How do I retrieve .docx and .pdf wordcounts?

Hi all

The application I am building requires producing accurate wordcounts of uploaded word document and pdf files in multiple languages.

Currently I am only aware of one plugin by zerocode which I purchased a while back. Their plugin revealed the following 2 big flaws:

  1. It doesn’t read PDF wordcounts accurately due to extra characters or something being counted in the PDF. I have tested this with the same text in Word showing the correct wordcount of 100 words whereas the PDF copy of the same document would produce a wordcount of 500 words.
  2. Even with uploaded Word documents, it does not show the proper wordcount of languages that use different scripts such as Arabic and Russian. These results are way off (shows 1 word for an Arabic Word document containing 65 words for example).

@ZeroqodeSupport @ZeroqodeTeam @levon have told me here on the forum that they cannot fix these issues in their existing plugin.

Having searched, I found no other plugins that could provide me with what I need. I am not sure if any of the OCR plugins by @redvivi could give me exactly what I need?

If not, can anyone suggest the best way to go about achieving this i.e: an (closest to) accurate wordcount retriever of both .docx and .pdf uploaded files in all or at least most language scripts?

Thanks in advance

1 Like

There are loads of third-party APIs that do this sort of thing and it’s a fairly simple API call to send a document and get back a result.

Have you looked further beyond Bubble plugins to see if there is an API out there that functions as you need it?

Josh @ Support Dept
Helping no-code founders get unstuck fast :rocket:save hours, & ship faster with an expert :man_technologist: on-demand

Hi @josh24 Thanks for the reply

I realize APIs may be the necessary route but its a bit daunting seeing as I have no experience with them.

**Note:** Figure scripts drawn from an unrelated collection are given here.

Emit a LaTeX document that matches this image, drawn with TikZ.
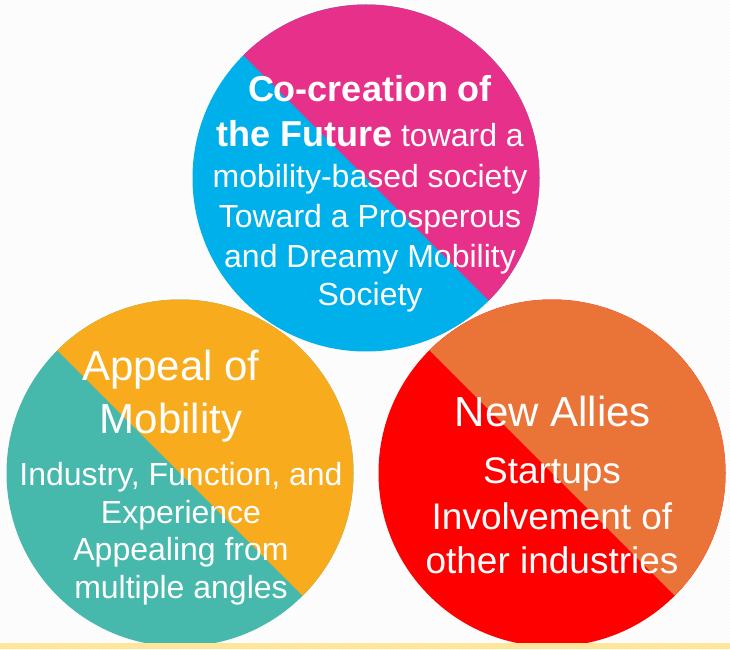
\documentclass[tikz,border=0pt]{standalone}
\usepackage{fontspec}
\setmainfont{Liberation Sans}
\usetikzlibrary{calc,patterns}

\definecolor{cpink}{HTML}{E6308A}
\definecolor{cblue}{HTML}{00B0EA}
\definecolor{corange}{HTML}{F8AB1C}
\definecolor{cteal}{HTML}{47B8AC}
\definecolor{crust}{HTML}{EA7337}
\definecolor{cred}{HTML}{FF0000}
\definecolor{cband}{HTML}{FFE699}

\begin{document}
\begin{tikzpicture}[x=1pt,y=1pt,
  disc/.style 2 args={circle,inner sep=0pt,minimum size=347pt,fill=#2,
    path picture={\fill[#1] (path picture bounding box.north west)
      -- (path picture bounding box.north east)
      -- (path picture bounding box.south east) -- cycle;}},
  txt/.style={anchor=base,text=white,inner sep=0pt,font=\fontsize{32}{38}\selectfont}]

% Background
\fill[white] (0,0) rectangle (730,649);
\fill[pattern=north west lines,pattern color=black!2] (0,0) rectangle (730,649);
\useasboundingbox (0,0) rectangle (730,649);

% Circles (top one last)
\foreach \n/\x/\y/\ca/\cb in {mob/180/176/corange/cteal, ally/552/176/crust/cred, fut/366/471/cpink/cblue} {
  \node[disc={\ca}{\cb}] (\n) at (\x,\y) {};
}

% Top texts
\foreach \dy/\t [count=\i] in {
    76/{\fontsize{36}{40}\selectfont\bfseries Co-creation of},
    31/{{\fontsize{36}{40}\selectfont\bfseries the Future} toward a},
    -10/{mobility-based society},
    -50/{Toward a Prosperous},
    -89/{and Dreamy Mobility},
    -127/{Society}} {
  \node[txt] (fut-\i) at ($(fut)+(4,\dy)$) {\t};
}

% Left texts
\node[txt,font=\fontsize{42}{48}\selectfont] (mob-h1) at ($(mob)+(-9,93)$) {Appeal of};
\node[txt,font=\fontsize{42}{48}\selectfont] (mob-h2) at ($(mob)+(-9,40)$) {Mobility};
\foreach \dy/\t [count=\i] in {
    -12/{Industry, Function, and},
    -50/{Experience},
    -87/{Appealing from},
    -125/{multiple angles}} {
  \node[txt] (mob-\i) at ($(mob)+(1,\dy)$) {\t};
}

% Right texts
\node[txt,font=\fontsize{42}{48}\selectfont] (ally-h) at ($(ally)+(1,47)$) {New Allies};
\foreach \dy/\t [count=\i] in {
    -10/{Startups},
    -56/{Involvement of},
    -100/{other industries}} {
  \node[txt,font=\fontsize{37}{44}\selectfont] (ally-\i) at ($(ally)+(0,\dy)$) {\t};
}

% Bottom band
\fill[cband] (0,0) rectangle (730,6);

\end{tikzpicture}
\end{document}
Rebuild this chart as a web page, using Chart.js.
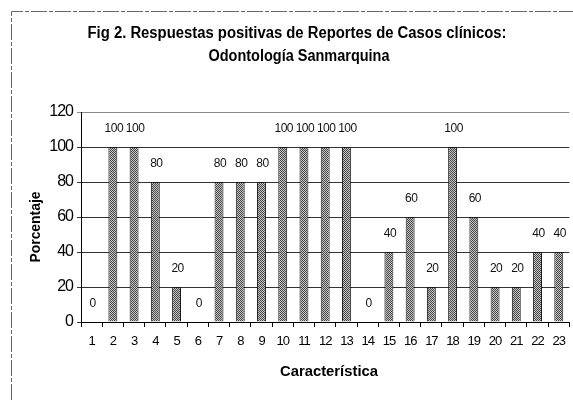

Also my use case is a bit more complicated than just giving word-counts as I need to achieve three things simultaneously:

  1. Upload files (most important are doc(x) and pdf files but also txt to my bubble database so the files themselves van be retrieved by users.
  2. Be able to give the wordcount of said files (no matter the language script (English, Russian, Arabic etc)).
  3. Be able to read/extract the actual text contained in those files for users to work on in my bubble app (in text editors).

If you or anyone else can guide me towards an API that can achieve all these 3 steps, I would immensely appreciate it.

Honestly, I think your only option for something like this is going to be finding one (maybe two) APIs that will cover all of these requirements.

Forget the integration part for a moment - I think you probably just need to hunt around and find a few suitable services for yourself that do all the things you need - you’re probably the best person to do this. Start with Google, or try finding APIs on sites like RapidAPI

Hopefully you’re able to test those APIs with the actual documents on their sites (without integrating anything) testing with files that your users will be uploading and seeing whether the result is what you need.

In my experience parsing PDFs is a bit of a mixed bag depending on what you feed in. If the file is something the user has scanned (so it’s essentially a photo) then the recognition of those sorts of files are pretty bad. Technology exists i.e. Google & Apple do it really well. But seems the services I’ve tested all kinda suck and probably work off super old tech. If it’s a PDF that’s created from text like from a docx file directly, then the results with these sorts of files are usually pretty spot on.

Otherwise, you could look to pay a freelancer to do the research for you & then integrate it?

Josh @ Support Dept
Helping no-code founders get unstuck fast :rocket:save hours, & ship faster with an expert :man_technologist: on-demand

1 Like

Ok thanks @josh24 I will do some research

1 Like

Hey @phrase9, on my end I can propose an accurate multi-language word count based on an input as a text.

The tricky part of your project is to extract text from docx and PDF, that we can’t help you with.

This topic was automatically closed after 70 days. New replies are no longer allowed.